Happy Birthday Alan
Friday, May 2, 2014

Sumatran orangutan is the oldest male member of his species in North America
Alan the Sumatran orangutan, a longtime resident of Zoo Atlanta, turns 43 on Saturday, May 3. Alan is the oldest male Sumatran orangutan living in the North American population managed by the Association of Zoos and Aquariums’ (AZA) Orangutan Species Survival Plan (SSP). 
Known for his impressive size, long hair and fondness for shiny objects, Alan is also famous for his frequent long call, a deep booming vocalization used by adult male orangutans to warn other males or to impress females. Despite numerous associations with females over the years, he has produced no offspring to date. Orangutans are considered geriatric after the age of about 35 years. 
Zoo Atlanta is home to North America’s largest zoological collection of orangutans, with 13 individuals ranging in age from 7 months to 43 years. Lori Perkins, Vice President of Collections at Zoo Atlanta, is the national chair of the Orangutan SSP, which seeks to maintain a self-sustaining, genetically diverse population within accredited North American zoos. 

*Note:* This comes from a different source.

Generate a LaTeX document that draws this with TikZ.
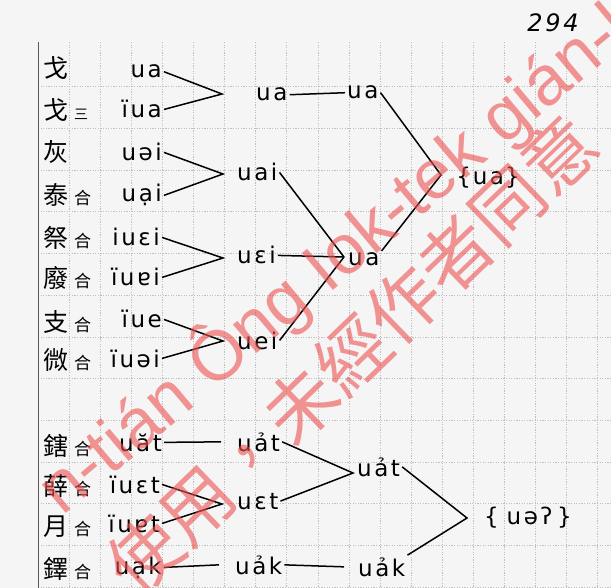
\documentclass[tikz,border=0pt]{standalone}
\usepackage{fontspec}
\setmainfont{DejaVu Sans}
\newfontfamily\ipafont[LetterSpace=11]{DejaVu Sans}
\newfontfamily\cjk{Noto Sans CJK TC}
\newfontfamily\wmfont{Liberation Sans}
\usetikzlibrary{calc}
\definecolor{wmred}{RGB}{238,80,80}
\begin{document}
\begin{tikzpicture}[x=1pt,y=-1pt,
  gridline/.style={gray!50, line width=0.7pt, dash pattern=on 1.2pt off 1.4pt},
  ipa/.style={font=\ipafont\fontsize{23}{23}\selectfont, inner sep=2pt},
  han/.style={font=\cjk\fontsize{25}{25}\selectfont, inner sep=0pt, anchor=base west},
  link/.style={line width=1.5pt, black},
  wm/.style={text=wmred, opacity=0.6, inner sep=0pt}]
\useasboundingbox (0,0) rectangle (611,588);
\fill[white!96!black] (0,0) rectangle (611,588);
% grid
\foreach \k in {1,...,18} \draw[gridline] ({38+31.1*\k},42) -- ({38+31.1*\k},588);
\foreach \k in {1,...,13} \draw[gridline] (38,{45+41.7*\k}) -- (611,{45+41.7*\k});
\draw[gray!70!black, line width=0.9pt] (38,42) -- (38,588);
% page number
\node[font=\ipafont\itshape\fontsize{24}{24}\selectfont, anchor=base] (pg) at (553,32) {294};
% Chinese labels
\newcommand\hesmall{\hspace{6pt}{\fontsize{17}{17}\selectfont 合}}
\node[han] (h1) at (43,78) {戈};
\node[han] (h2) at (43,120) {戈\hspace{6pt}{\fontsize{14}{14}\selectfont 三}};
\node[han] (h3) at (43,162) {灰};
\node[han] (h4) at (43,205) {泰\hesmall};
\node[han] (h5) at (43,248) {祭\hesmall};
\node[han] (h6) at (43,288) {廢\hesmall};
\node[han] (h7) at (43,332) {支\hesmall};
\node[han] (h8) at (43,370) {微\hesmall};
\node[han] (h9) at (43,455) {鎋\hesmall};
\node[han] (h10) at (43,495) {薛\hesmall};
\node[han] (h11) at (43,535) {月\hesmall};
\node[han] (h12) at (43,578) {鐸\hesmall};
% column A
\node[ipa, anchor=base east] (a1) at (164,78) {ua};
\node[ipa, anchor=base east] (a2) at (164,118) {ïua};
\node[ipa, anchor=base east] (a3) at (164,161) {uəi};
\node[ipa, anchor=base east] (a4) at (164,202) {uại};
\node[ipa, anchor=base east] (a5) at (162,246) {iuɛi};
\node[ipa, anchor=base east] (a6) at (162,286) {ïuɐi};
\node[ipa, anchor=base east] (a7) at (164,328) {ïue};
\node[ipa, anchor=base east] (a8) at (162,367) {ïuəi};
\node[ipa, anchor=base east] (a9) at (164,451) {uăt};
\node[ipa, anchor=base east] (a10) at (162,493) {ïuɛt};
\node[ipa, anchor=base east] (a11) at (162,532) {ïuɐt};
\node[ipa, anchor=base east] (a12) at (164,574) {uạk};
% column B
\node[ipa, anchor=base west] (b1) at (254,101) {ua};
\node[ipa, anchor=base west] (b2) at (235,181) {uai};
\node[ipa, anchor=base west] (b3) at (235,264) {uɛi};
\node[ipa, anchor=base west] (b4) at (235,349) {uei};
\node[ipa, anchor=base west] (b9) at (235,451) {uảt};
\node[ipa, anchor=base west] (b10) at (235,509) {uɛt};
\node[ipa, anchor=base west] (b12) at (233,574) {uảk};
% column C
\node[ipa, anchor=base west] (c1) at (345,99) {ua};
\node[ipa, anchor=base west] (c2) at (346,266) {ua};
\node[ipa, anchor=base west] (c9) at (355,476) {uảt};
\node[ipa, anchor=base west] (c12) at (356,576) {uảk};
% column D
\node[ipa, anchor=base] (d1) at (488,185) {\{\kern2pt ua\kern1pt\}};
\node[ipa, anchor=base] (d2) at (528,524) {\{\kern8pt uəʔ\kern5pt\}};
% vertices
\coordinate (v1) at (222,94);
\coordinate (v2) at (223,174);
\coordinate (v3) at (223,258);
\coordinate (v4) at (223,341);
\coordinate (v5) at (222,504);
\coordinate (v6) at (344,257);
\coordinate (v7) at (441,175);
\coordinate (v8) at (353,473);
\coordinate (v9) at (467,518);
% connectors
\draw[link] (a1.east) -- (v1) -- (a2.east);
\draw[link] (a3.east) -- (v2) -- (a4.east);
\draw[link] (a5.east) -- (v3) -- (a6.east);
\draw[link] (a7.east) -- (v4) -- (a8.east);
\draw[link] (b1.east) -- (c1.west);
\draw[link] (b2.east) -- (v6);
\draw[link] (b3.east) -- (v6);
\draw[link] (b4.east) -- (v6);
\draw[link] (c1.east) -- (v7) -- (c2.north east);
\draw[link] (a9.east) -- ([xshift=-14pt]b9.west);
\draw[link] (a10.east) -- (v5) -- (a11.east);
\draw[link] (b9.east) -- (v8) -- (b10.east);
\draw[link] (a12.east) -- ([xshift=-14pt]b12.west);
\draw[link] (b12.east) -- ([xshift=-12pt]c12.west);
\draw[link] (c9.east) -- (v9) -- (c12.north east);
% watermark
\node[wm, rotate=40, font=\wmfont\fontsize{70}{70}\selectfont, anchor=base west] (w1) at (212,392) {Ông Iok-tek gián-kiù};
\node[wm, rotate=40, font=\wmfont\fontsize{70}{70}\selectfont, anchor=base east] (w2) at (197,404) {n-tián};
\node[wm, rotate=44, font=\cjk\fontsize{72}{72}\selectfont, anchor=west] (w3) at (274,430) {未經作者同意};
\node[wm, rotate=44, font=\cjk\fontsize{72}{72}\selectfont, anchor=east] (w4) at (274,430) {使用，};
\end{tikzpicture}
\end{document}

Sumatran orangutans are critically endangered, with fewer than 7,000 individuals believed to remain in the wild. Wild populations have declined drastically in recent years as a result of habitat conversion to palm oil plantations, over-harvesting of timber, and human encroachment. Experts predict that the species could be extinct in the wild within 10 years without targeted conservation efforts.